Bioblog: Stadsnatuur
Mensen zijn eerder geneigd om de natuur te beschermen als ze zelf positieve ervaringen met beesten of planten hebben. Daar heb je als natuurbeschermer meteen een probleem, want de meeste mensen wonen in de stad.
De meeste beesten die je in de stad tegenkomt, zijn helemaam niet zo positief. Het zijn honden, meeuwen, duiven, ratten, kakkerlakken en andere plagen. De Pigeon Paradox, heet dat in een recent artikel in Conservation Biology.
Volgens de auteurs valt er veel meer te behalen met het verbeteren van de stadsnatuur dan met het beschermen van obscure oerwoudjes. De stadsjungle zou namelijk de kraamkamer voor toekomstige natuurbeschermers kunnen zijn. 'Beter één stadsvogel in de hand dan duizend op Discovery Channel', schrijven ze.

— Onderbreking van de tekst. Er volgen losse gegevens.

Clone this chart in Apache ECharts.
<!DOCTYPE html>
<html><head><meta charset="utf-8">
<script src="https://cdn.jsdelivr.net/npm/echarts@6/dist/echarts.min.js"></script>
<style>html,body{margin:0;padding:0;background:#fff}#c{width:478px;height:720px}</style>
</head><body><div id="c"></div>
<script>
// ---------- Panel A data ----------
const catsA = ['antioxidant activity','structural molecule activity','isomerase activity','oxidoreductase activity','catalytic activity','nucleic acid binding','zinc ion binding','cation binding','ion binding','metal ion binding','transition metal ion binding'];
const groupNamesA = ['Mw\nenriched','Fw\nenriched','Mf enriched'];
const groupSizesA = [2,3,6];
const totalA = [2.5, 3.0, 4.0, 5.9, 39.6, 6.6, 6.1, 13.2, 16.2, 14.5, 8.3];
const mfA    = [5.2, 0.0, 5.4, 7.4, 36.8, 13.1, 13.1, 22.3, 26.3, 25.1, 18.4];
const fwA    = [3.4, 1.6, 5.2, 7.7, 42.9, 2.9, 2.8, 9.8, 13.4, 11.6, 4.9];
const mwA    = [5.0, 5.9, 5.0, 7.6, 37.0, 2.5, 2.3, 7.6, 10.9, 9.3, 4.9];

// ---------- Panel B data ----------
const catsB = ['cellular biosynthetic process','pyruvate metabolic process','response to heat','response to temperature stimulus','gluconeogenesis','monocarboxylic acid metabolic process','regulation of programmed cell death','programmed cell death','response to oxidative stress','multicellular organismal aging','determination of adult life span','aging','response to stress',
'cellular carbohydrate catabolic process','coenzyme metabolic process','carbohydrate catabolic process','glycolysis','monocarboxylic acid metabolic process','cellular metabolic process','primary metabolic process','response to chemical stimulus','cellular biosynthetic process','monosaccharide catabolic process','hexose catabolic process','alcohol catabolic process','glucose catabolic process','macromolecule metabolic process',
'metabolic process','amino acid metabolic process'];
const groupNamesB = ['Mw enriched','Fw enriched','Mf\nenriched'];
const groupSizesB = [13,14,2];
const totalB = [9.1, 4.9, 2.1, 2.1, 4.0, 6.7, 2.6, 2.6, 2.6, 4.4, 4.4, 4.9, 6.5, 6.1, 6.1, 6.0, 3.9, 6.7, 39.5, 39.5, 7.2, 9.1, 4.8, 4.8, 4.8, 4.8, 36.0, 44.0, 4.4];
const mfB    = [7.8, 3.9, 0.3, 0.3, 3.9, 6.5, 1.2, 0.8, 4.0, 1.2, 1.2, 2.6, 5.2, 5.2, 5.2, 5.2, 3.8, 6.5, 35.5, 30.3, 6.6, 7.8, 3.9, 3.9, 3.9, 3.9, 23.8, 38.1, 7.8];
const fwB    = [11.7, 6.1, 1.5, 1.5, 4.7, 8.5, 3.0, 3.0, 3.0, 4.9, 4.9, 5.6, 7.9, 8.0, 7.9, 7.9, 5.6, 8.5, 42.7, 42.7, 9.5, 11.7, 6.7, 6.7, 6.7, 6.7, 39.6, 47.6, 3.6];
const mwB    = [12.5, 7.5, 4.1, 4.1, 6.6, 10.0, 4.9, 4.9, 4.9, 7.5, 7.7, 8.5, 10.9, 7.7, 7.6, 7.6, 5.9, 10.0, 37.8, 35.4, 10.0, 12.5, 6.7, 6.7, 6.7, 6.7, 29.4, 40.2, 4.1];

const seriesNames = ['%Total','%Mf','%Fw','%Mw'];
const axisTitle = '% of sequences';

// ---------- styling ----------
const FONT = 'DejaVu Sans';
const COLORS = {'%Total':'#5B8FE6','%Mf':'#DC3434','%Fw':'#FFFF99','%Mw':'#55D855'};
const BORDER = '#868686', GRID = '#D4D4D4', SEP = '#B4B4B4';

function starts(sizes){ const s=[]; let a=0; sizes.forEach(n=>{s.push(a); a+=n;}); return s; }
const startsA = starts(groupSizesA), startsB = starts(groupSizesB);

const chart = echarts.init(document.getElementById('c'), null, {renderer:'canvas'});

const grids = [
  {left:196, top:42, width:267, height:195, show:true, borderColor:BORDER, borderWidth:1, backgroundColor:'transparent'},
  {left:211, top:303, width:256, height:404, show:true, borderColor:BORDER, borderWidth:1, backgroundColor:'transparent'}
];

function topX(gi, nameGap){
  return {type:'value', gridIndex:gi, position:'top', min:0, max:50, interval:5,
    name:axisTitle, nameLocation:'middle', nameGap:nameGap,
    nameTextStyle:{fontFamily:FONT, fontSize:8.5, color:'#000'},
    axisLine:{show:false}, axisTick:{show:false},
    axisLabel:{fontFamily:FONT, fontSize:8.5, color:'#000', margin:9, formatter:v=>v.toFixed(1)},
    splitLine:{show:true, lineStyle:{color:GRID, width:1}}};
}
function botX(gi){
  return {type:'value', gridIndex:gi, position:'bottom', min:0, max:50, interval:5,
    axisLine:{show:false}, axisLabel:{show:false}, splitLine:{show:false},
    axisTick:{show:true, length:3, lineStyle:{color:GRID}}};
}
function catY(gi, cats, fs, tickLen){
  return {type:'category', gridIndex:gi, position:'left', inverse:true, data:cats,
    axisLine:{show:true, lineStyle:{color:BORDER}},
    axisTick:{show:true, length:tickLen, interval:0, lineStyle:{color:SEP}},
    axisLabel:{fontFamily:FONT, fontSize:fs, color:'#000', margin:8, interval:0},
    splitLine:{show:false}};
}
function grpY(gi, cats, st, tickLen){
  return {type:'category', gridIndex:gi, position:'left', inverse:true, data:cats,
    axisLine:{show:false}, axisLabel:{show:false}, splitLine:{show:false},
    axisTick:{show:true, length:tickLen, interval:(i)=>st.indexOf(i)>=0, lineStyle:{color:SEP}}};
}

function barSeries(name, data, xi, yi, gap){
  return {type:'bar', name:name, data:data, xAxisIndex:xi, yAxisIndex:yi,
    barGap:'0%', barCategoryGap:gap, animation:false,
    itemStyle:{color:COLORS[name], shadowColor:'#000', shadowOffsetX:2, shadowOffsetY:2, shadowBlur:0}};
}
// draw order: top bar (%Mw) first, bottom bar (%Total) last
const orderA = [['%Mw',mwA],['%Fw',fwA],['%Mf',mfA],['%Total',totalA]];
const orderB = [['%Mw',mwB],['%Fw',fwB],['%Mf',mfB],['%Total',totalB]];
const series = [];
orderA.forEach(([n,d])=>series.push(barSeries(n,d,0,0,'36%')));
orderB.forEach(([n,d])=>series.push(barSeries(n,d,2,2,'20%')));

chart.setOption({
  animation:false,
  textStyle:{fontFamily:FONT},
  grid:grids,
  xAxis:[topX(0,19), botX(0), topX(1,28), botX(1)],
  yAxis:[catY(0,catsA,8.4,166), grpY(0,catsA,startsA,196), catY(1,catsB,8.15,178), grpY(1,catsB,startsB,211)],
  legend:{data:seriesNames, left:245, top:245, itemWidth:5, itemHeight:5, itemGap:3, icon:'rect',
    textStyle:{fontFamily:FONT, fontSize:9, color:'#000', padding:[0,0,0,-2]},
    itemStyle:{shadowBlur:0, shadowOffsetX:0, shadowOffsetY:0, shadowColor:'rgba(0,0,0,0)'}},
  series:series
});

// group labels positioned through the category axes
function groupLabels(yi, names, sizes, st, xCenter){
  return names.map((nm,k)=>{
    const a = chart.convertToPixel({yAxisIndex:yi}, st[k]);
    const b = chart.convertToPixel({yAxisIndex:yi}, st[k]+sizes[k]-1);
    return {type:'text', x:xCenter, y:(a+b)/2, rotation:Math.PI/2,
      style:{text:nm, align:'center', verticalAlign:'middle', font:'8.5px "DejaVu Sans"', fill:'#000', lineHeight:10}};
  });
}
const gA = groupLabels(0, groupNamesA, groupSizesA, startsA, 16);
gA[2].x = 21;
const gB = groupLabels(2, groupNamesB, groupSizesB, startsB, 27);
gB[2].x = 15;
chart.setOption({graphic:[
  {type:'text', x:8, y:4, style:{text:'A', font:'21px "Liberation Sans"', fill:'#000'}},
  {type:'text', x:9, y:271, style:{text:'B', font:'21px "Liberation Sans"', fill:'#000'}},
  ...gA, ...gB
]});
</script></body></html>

De kerkuilen, wezeltjes, vleermuizen, parkieten en hagedissen die ik in Utrecht tegenkwam, maakten de stad er inderdaad leuker en bijzonderder op, dus ik ben vóór. Met het pleidooi voor het uitzetten van dieren in de stad heb ik minder op, gezien de ervaringen daarmee in de natuur.
Maar als het dan tòch moet, doe dan beesten die de Pigeon Paradox oplossen door de pigeons weg te treiteren. Leiden, mijn nieuwe woonplaats, zou er enorm op vooruit gaan als al die kutmeeuwen ophielden te bestaan. Ik heb mijn favoriete dier om uit te zetten al gevonden: eieretende slangen die onze daken schoonhouden.
2 Reacties:
Ik wil de musjes terug..
Ach ja, moedertje natuur. Eigenlijk maar een suffe doos; tijd voor een extreme makeover dus! Beetje liften hier en daar en men is weer tevreden met onze omgeving, joechei.
Trouwens, de meeste boomknuffelaars komen juist uit een beschermd milieu in de stad. De natuur is helemaal niet zo leuk als je er middenin woont. Als je elke dag een vlaamse gaai hoort wil je 'm echt niet meer beschermen. Nee, dan zijn meeuwen veel mooier.